‘Tis the Season for Appropriations: IHEP’s Federal Funding Priorities for FY24

Published Apr 05, 2023

Appropriations season is here! It’s the time of year when the President sends a budget proposal to Congress, and federal lawmakers begin considering what programs should receive enhanced resources and what programs should not. It’s also when college access and success advocates step up efforts to ensure the programs that improve college affordability and student outcomes get the support they need. Too often, college costs and other barriers prove too high a hurdle for many students, especially students from low-income backgrounds and students of color, but federal appropriations decisions can help bring down those hurdles.  

President Biden’s FY24 budget proposal included several much-needed increases in higher education funding. At the Institute for Higher Education Policy, we are encouraged by proposed increases to programs such as the Pell Grant and Postsecondary Student Success Grants (PSSG) that help improve affordability and smooth the pathway to completing a degree or credential.  

To help ensure critical student success programs get deepened supports, we rallied partner organizations and joined many of their efforts to amplify our shared funding priorities with lawmakers.  

For instance, we led a coalition of 26 organizations in sending a letter to Congressional appropriators urging them to maintain ED’s authority to set aside up to 0.5% of funds from certain Higher Education Act (HEA) programs for data analysis, data collection, and rigorous evaluations. The letter is signed by education associations, civil rights groups, and researchers who all agree that this important provision helps the agency build evidence of effective practices to support the continuous improvement of interventions designed to improve students’ postsecondary success. 

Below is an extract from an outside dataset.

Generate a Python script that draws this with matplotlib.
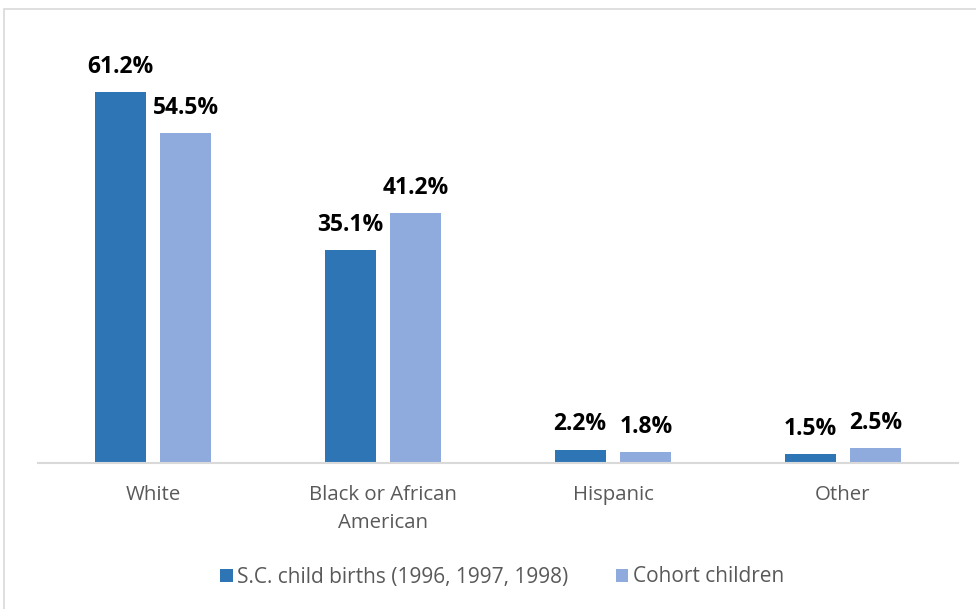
import numpy as np
from matplotlib import pyplot as plt
from matplotlib.patches import Rectangle

categories = ['White', 'Black or African\nAmerican', 'Hispanic', 'Other']
sc_births = [61.2, 35.1, 2.2, 1.5]
cohort = [54.5, 41.2, 1.8, 2.5]
series_names = ['S.C. child births (1996, 1997, 1998)', 'Cohort children']

blue = '#2E75B6'
light = '#8FAADC'
plt.rcParams['font.family'] = ['Open Sans', 'DejaVu Sans']

W, H = 976, 609
fig = plt.figure(figsize=(W / 100, H / 100), dpi=100)
# axes from x=38..958 px, y=50..463 px
ax = fig.add_axes([38 / W, 1 - 463 / H, 920 / W, 413 / H])

x = np.arange(len(categories))
bw = 0.222
off = 0.143
b1 = ax.bar(x - off, sc_births, bw, color=blue, label=series_names[0])
b2 = ax.bar(x + off, cohort, bw, color=light, label=series_names[1])

for bars, vals in ((b1, sc_births), (b2, cohort)):
    for b, v in zip(bars, vals):
        ax.annotate(f'{v:.1f}%', (b.get_x() + b.get_width() / 2, v),
                    xytext=(0, 9.5), textcoords='offset points',
                    ha='center', va='bottom', fontsize=16.5, fontweight='bold',
                    color='black')

ax.set_xlim(-0.5, len(categories) - 0.5)
ax.set_ylim(0, 413 / 6.06)
ax.set_yticks([])
ax.set_xticks(x)
ax.set_xticklabels(categories, fontsize=14.7, color='#595959', linespacing=1.55)
ax.tick_params(axis='x', length=0, pad=16)
for s in ['top', 'right', 'left']:
    ax.spines[s].set_visible(False)
ax.spines['bottom'].set_color('#D9D9D9')
ax.spines['bottom'].set_linewidth(1.5)

fig.legend(handles=[b1, b2], loc='center', bbox_to_anchor=(502 / W, 1 - 577 / H),
           ncol=2, frameon=False, fontsize=15, labelcolor='#595959',
           handlelength=0.6, handleheight=0.6, handletextpad=0.2, columnspacing=2.3)

fig.patches.append(Rectangle((4 / W, -0.1), 1.2, 1 - 9 / H + 0.1,
                             transform=fig.transFigure, fill=False,
                             edgecolor='#D9D9D9', linewidth=1.2))

fig.savefig('out.png', dpi=100)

We also joined more than 100 organizations in calling on Congress to double the Pell Grant so more students have the opportunity to earn a college credential. The concept of doubling the Pell Grant is not new. Rather, it is a policy change for which we have long-advocated in our research papers such as The Most Important Door that Will Ever Open and the Postsecondary Value Commission’s culminating report. Pell Grants put postsecondary education closer within reach for more than seven million middle- and low-income families each year. Nearly 60 percent of Black students and almost half of Latinx and/or Hispanic students rely upon Pell Grants, yet today – 50 years after the program’s creation – these grants cover the lowest share of college costs since the program’s inception. This reduced purchasing power limits the grant’s promise and true potential.  

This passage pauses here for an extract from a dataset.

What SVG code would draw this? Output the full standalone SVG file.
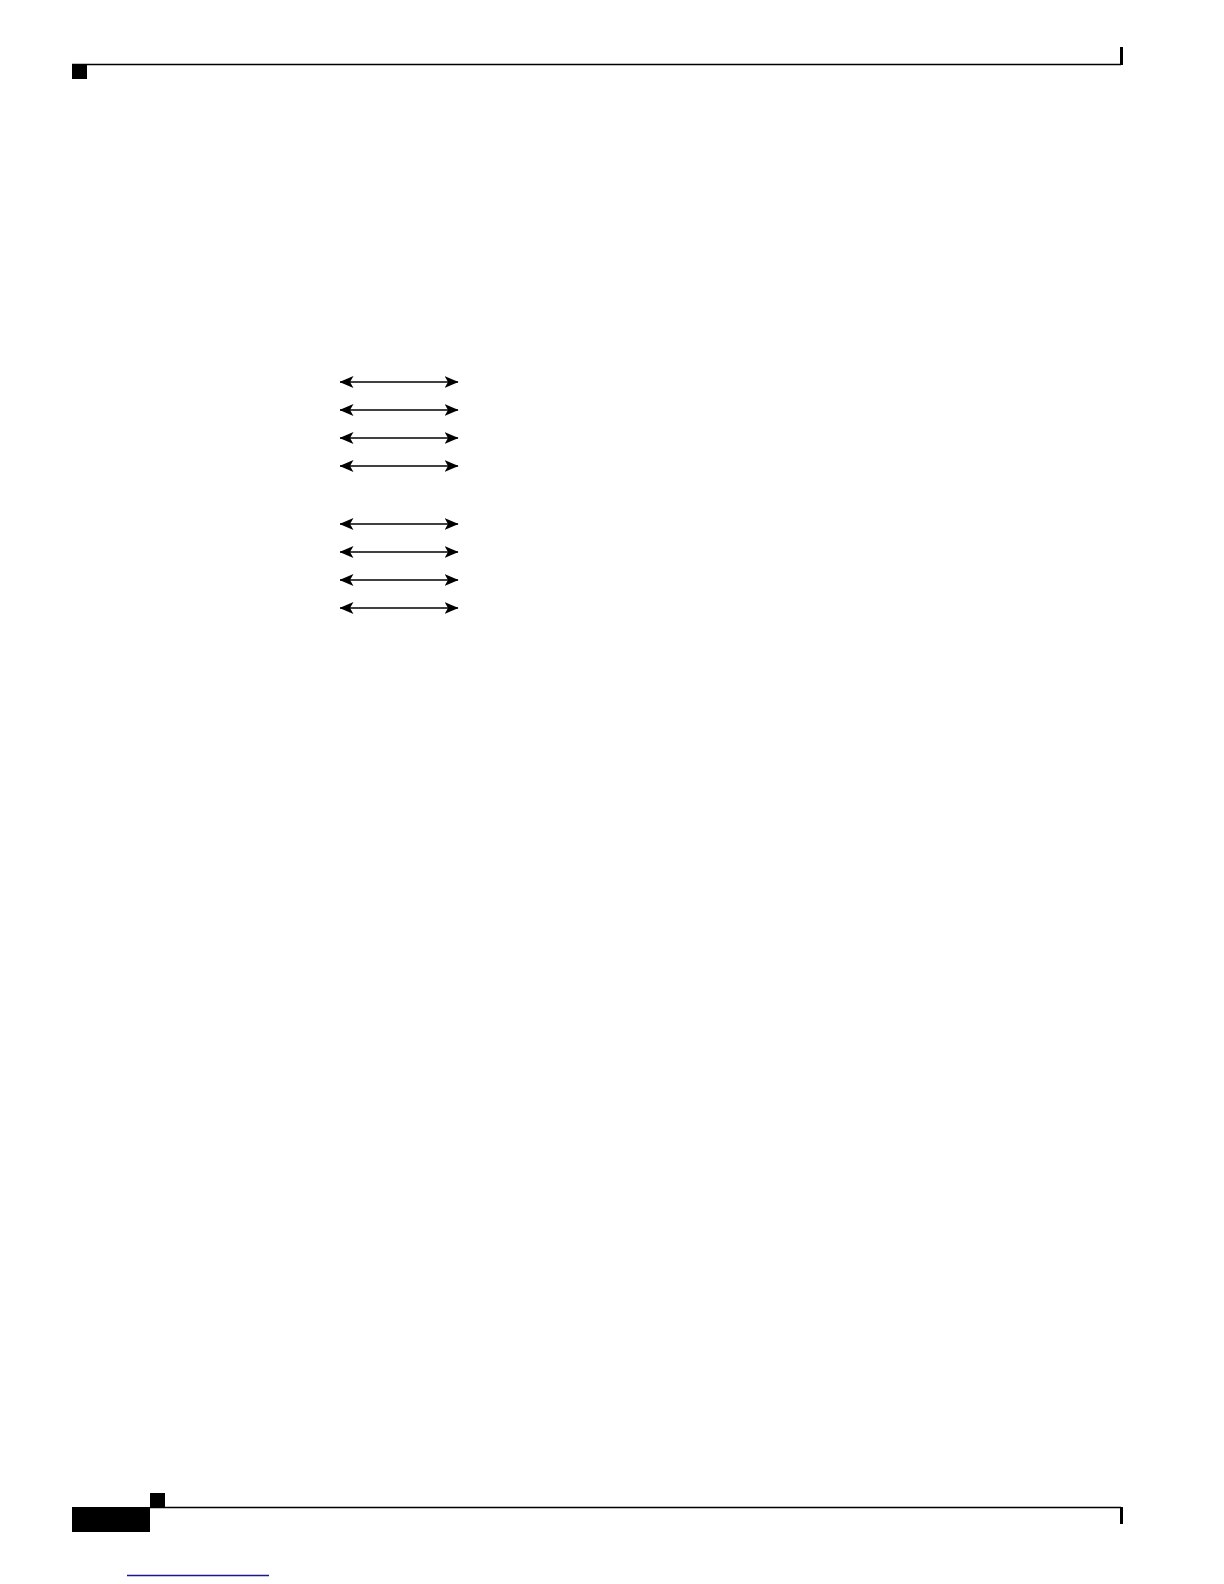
<svg xmlns="http://www.w3.org/2000/svg" width="1224" height="1584" viewBox="0 0 1224 1584">
<style>
.rule{stroke:#000;stroke-width:1.3;fill:none}
.blk{fill:#000}
.arr{stroke:#000;stroke-width:1.5;fill:none;marker-start:url(#ah);marker-end:url(#ah)}
</style>
<defs>
<marker id="ah" viewBox="0 0 14 12" refX="13.5" refY="6" markerWidth="14" markerHeight="12" markerUnits="userSpaceOnUse" orient="auto-start-reverse">
<path d="M0,0 L14,6 L0,12 L3.5,6 Z" fill="#000"/>
</marker>
</defs>
<rect width="1224" height="1584" fill="#fff"/>
<g id="header">
<line class="rule" x1="72" y1="64.5" x2="1121" y2="64.5"/>
<rect class="blk" x="72" y="64" width="15" height="15"/>
<rect class="blk" x="1120" y="47" width="3" height="18"/>
</g>
<g id="connectors">
<line class="arr" x1="340" y1="382" x2="458" y2="382"/>
<line class="arr" x1="340" y1="410" x2="458" y2="410"/>
<line class="arr" x1="340" y1="438" x2="458" y2="438"/>
<line class="arr" x1="340" y1="466" x2="458" y2="466"/>
<line class="arr" x1="340" y1="524" x2="458" y2="524"/>
<line class="arr" x1="340" y1="552" x2="458" y2="552"/>
<line class="arr" x1="340" y1="580" x2="458" y2="580"/>
<line class="arr" x1="340" y1="608" x2="458" y2="608"/>
</g>
<g id="footer">
<rect class="blk" x="150" y="1493" width="15" height="14.5"/>
<rect class="blk" x="72" y="1507" width="78" height="25"/>
<line class="rule" x1="150" y1="1507.5" x2="1121" y2="1507.5"/>
<rect class="blk" x="1120" y="1507" width="3" height="17"/>
<line x1="127" y1="1575.5" x2="269" y2="1575.5" stroke="#1a1a8c" stroke-width="1.3"/>
</g>
</svg>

Another IHEP-researched strategy to boost college completion is providing targeted supports for students who have some college credits, but no degree. Postsecondary Student Success Grants (PSSG) help colleges deepen evidence-based practices that improve student retention and completion, including reengaging students who have paused their studies. We joined 21 fellow organizations in urging Congress to increase PSSG funding to at least $165 million so that more institutions can deepen their student persistence and completion efforts. We are encouraged that the first PSSG grantees include Historically Black Colleges and Universities (HBCUs), minority-serving institutions (MSIs), and community colleges.  

We’re firm believers that high-quality data can unveil systemic inequities and inform policy change. That’s why we also hope to see increased investments in data systems and collections such as the State Longitudinal Data Systems (SLDS) grant program and Workforce Data Quality Initiative (WDQI) grants. We joined 21 organization in calling on Congress to invest at least $100 million in SLDS to help modernize state data systems while protecting student privacy, to help researchers collect better-quality information on individual students’ postsecondary outcomes, and to disaggregate data by race/ethnicity and gender. We also urged Congress to bolster longitudinal data collection by integrating higher education and the workforce through a $40 million funding increase for WDQI grants. 

During this appropriations season, we urge federal policymakers to build on these proposed investments to advance college affordability, bolster college persistence and completion, and improve postsecondary data systems so more students have the opportunity to cross the college completion finish line. Helping more students earn quality postsecondary credentials can strengthen our workforce, forge stronger communities, and help more people secure their futures.